Written instruction> Nothing in the data should change when you return it, but leave the pictures out.

Data shown>
+ + + + + + +

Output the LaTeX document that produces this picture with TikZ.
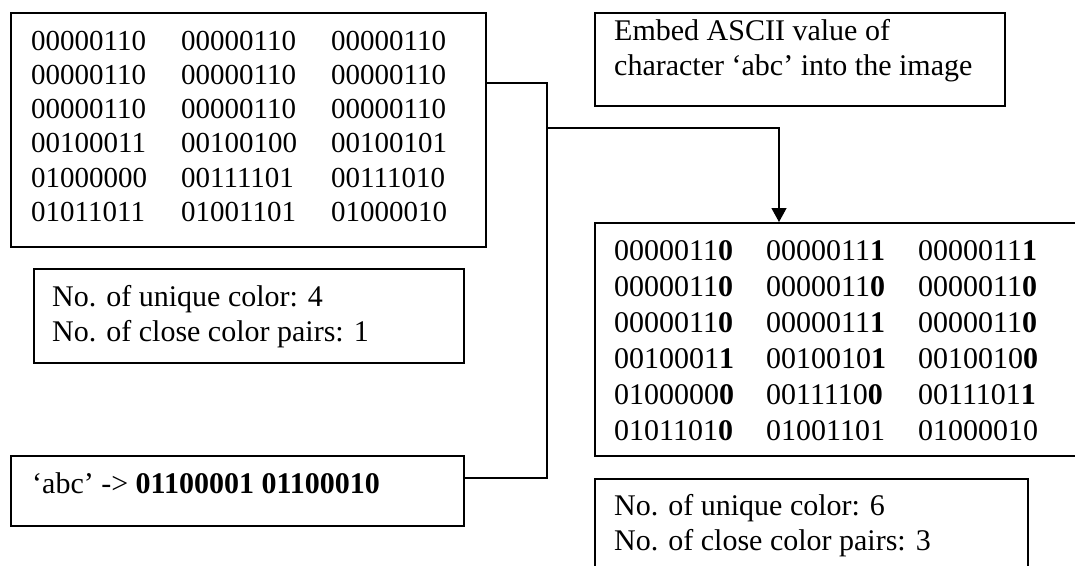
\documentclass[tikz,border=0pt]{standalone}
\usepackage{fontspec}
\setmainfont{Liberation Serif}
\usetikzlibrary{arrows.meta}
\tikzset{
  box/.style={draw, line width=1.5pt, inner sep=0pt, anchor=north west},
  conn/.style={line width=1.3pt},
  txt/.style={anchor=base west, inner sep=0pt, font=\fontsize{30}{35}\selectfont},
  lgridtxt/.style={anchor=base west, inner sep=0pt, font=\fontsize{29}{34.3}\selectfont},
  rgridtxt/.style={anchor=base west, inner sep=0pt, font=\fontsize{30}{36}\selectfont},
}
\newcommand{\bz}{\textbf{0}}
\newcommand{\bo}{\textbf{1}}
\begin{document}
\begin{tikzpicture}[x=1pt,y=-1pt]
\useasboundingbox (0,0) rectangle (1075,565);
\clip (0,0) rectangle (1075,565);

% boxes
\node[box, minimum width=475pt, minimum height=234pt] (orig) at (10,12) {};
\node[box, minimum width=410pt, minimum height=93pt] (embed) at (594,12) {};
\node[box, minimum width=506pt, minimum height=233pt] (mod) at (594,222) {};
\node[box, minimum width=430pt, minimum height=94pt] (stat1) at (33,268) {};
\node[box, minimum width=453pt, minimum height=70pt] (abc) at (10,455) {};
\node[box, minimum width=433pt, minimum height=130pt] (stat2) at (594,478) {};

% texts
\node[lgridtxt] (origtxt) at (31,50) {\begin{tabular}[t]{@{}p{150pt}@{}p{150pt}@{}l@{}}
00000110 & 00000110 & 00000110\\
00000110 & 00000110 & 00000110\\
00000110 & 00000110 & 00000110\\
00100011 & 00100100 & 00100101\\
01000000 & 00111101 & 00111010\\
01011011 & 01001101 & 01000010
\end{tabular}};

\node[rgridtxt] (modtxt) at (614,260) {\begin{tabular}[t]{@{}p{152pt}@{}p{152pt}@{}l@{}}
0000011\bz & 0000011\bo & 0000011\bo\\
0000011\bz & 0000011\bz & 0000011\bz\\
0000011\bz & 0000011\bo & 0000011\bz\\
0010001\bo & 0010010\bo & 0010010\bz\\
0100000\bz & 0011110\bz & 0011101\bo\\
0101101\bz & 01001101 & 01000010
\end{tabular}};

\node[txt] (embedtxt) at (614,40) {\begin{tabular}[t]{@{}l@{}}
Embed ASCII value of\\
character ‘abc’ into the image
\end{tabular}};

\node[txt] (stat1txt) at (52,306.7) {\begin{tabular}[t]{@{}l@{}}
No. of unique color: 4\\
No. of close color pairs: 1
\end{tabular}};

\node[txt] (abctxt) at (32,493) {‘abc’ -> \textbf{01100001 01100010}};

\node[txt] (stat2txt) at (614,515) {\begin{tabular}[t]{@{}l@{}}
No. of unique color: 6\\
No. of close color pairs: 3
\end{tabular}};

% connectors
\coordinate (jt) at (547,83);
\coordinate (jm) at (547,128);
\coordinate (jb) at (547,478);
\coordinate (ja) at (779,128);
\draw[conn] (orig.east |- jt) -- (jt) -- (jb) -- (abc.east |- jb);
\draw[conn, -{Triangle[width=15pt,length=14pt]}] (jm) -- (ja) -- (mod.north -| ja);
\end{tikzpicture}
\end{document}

+ + + + + + +

Output below>
Output the LaTeX document that produces this picture with TikZ.
\documentclass[tikz,border=0pt]{standalone}
\usepackage{fontspec}
\setmainfont{Liberation Serif}
\usetikzlibrary{arrows.meta}
\tikzset{
  box/.style={draw, line width=1.5pt, inner sep=0pt, anchor=north west},
  conn/.style={line width=1.3pt},
  txt/.style={anchor=base west, inner sep=0pt, font=\fontsize{30}{35}\selectfont},
  lgridtxt/.style={anchor=base west, inner sep=0pt, font=\fontsize{29}{34.3}\selectfont},
  rgridtxt/.style={anchor=base west, inner sep=0pt, font=\fontsize{30}{36}\selectfont},
}
\newcommand{\bz}{\textbf{0}}
\newcommand{\bo}{\textbf{1}}
\begin{document}
\begin{tikzpicture}[x=1pt,y=-1pt]
\useasboundingbox (0,0) rectangle (1075,565);
\clip (0,0) rectangle (1075,565);

% boxes
\node[box, minimum width=475pt, minimum height=234pt] (orig) at (10,12) {};
\node[box, minimum width=410pt, minimum height=93pt] (embed) at (594,12) {};
\node[box, minimum width=506pt, minimum height=233pt] (mod) at (594,222) {};
\node[box, minimum width=430pt, minimum height=94pt] (stat1) at (33,268) {};
\node[box, minimum width=453pt, minimum height=70pt] (abc) at (10,455) {};
\node[box, minimum width=433pt, minimum height=130pt] (stat2) at (594,478) {};

% texts
\node[lgridtxt] (origtxt) at (31,50) {\begin{tabular}[t]{@{}p{150pt}@{}p{150pt}@{}l@{}}
00000110 & 00000110 & 00000110\\
00000110 & 00000110 & 00000110\\
00000110 & 00000110 & 00000110\\
00100011 & 00100100 & 00100101\\
01000000 & 00111101 & 00111010\\
01011011 & 01001101 & 01000010
\end{tabular}};

\node[rgridtxt] (modtxt) at (614,260) {\begin{tabular}[t]{@{}p{152pt}@{}p{152pt}@{}l@{}}
0000011\bz & 0000011\bo & 0000011\bo\\
0000011\bz & 0000011\bz & 0000011\bz\\
0000011\bz & 0000011\bo & 0000011\bz\\
0010001\bo & 0010010\bo & 0010010\bz\\
0100000\bz & 0011110\bz & 0011101\bo\\
0101101\bz & 01001101 & 01000010
\end{tabular}};

\node[txt] (embedtxt) at (614,40) {\begin{tabular}[t]{@{}l@{}}
Embed ASCII value of\\
character ‘abc’ into the image
\end{tabular}};

\node[txt] (stat1txt) at (52,306.7) {\begin{tabular}[t]{@{}l@{}}
No. of unique color: 4\\
No. of close color pairs: 1
\end{tabular}};

\node[txt] (abctxt) at (32,493) {‘abc’ -> \textbf{01100001 01100010}};

\node[txt] (stat2txt) at (614,515) {\begin{tabular}[t]{@{}l@{}}
No. of unique color: 6\\
No. of close color pairs: 3
\end{tabular}};

% connectors
\coordinate (jt) at (547,83);
\coordinate (jm) at (547,128);
\coordinate (jb) at (547,478);
\coordinate (ja) at (779,128);
\draw[conn] (orig.east |- jt) -- (jt) -- (jb) -- (abc.east |- jb);
\draw[conn, -{Triangle[width=15pt,length=14pt]}] (jm) -- (ja) -- (mod.north -| ja);
\end{tikzpicture}
\end{document}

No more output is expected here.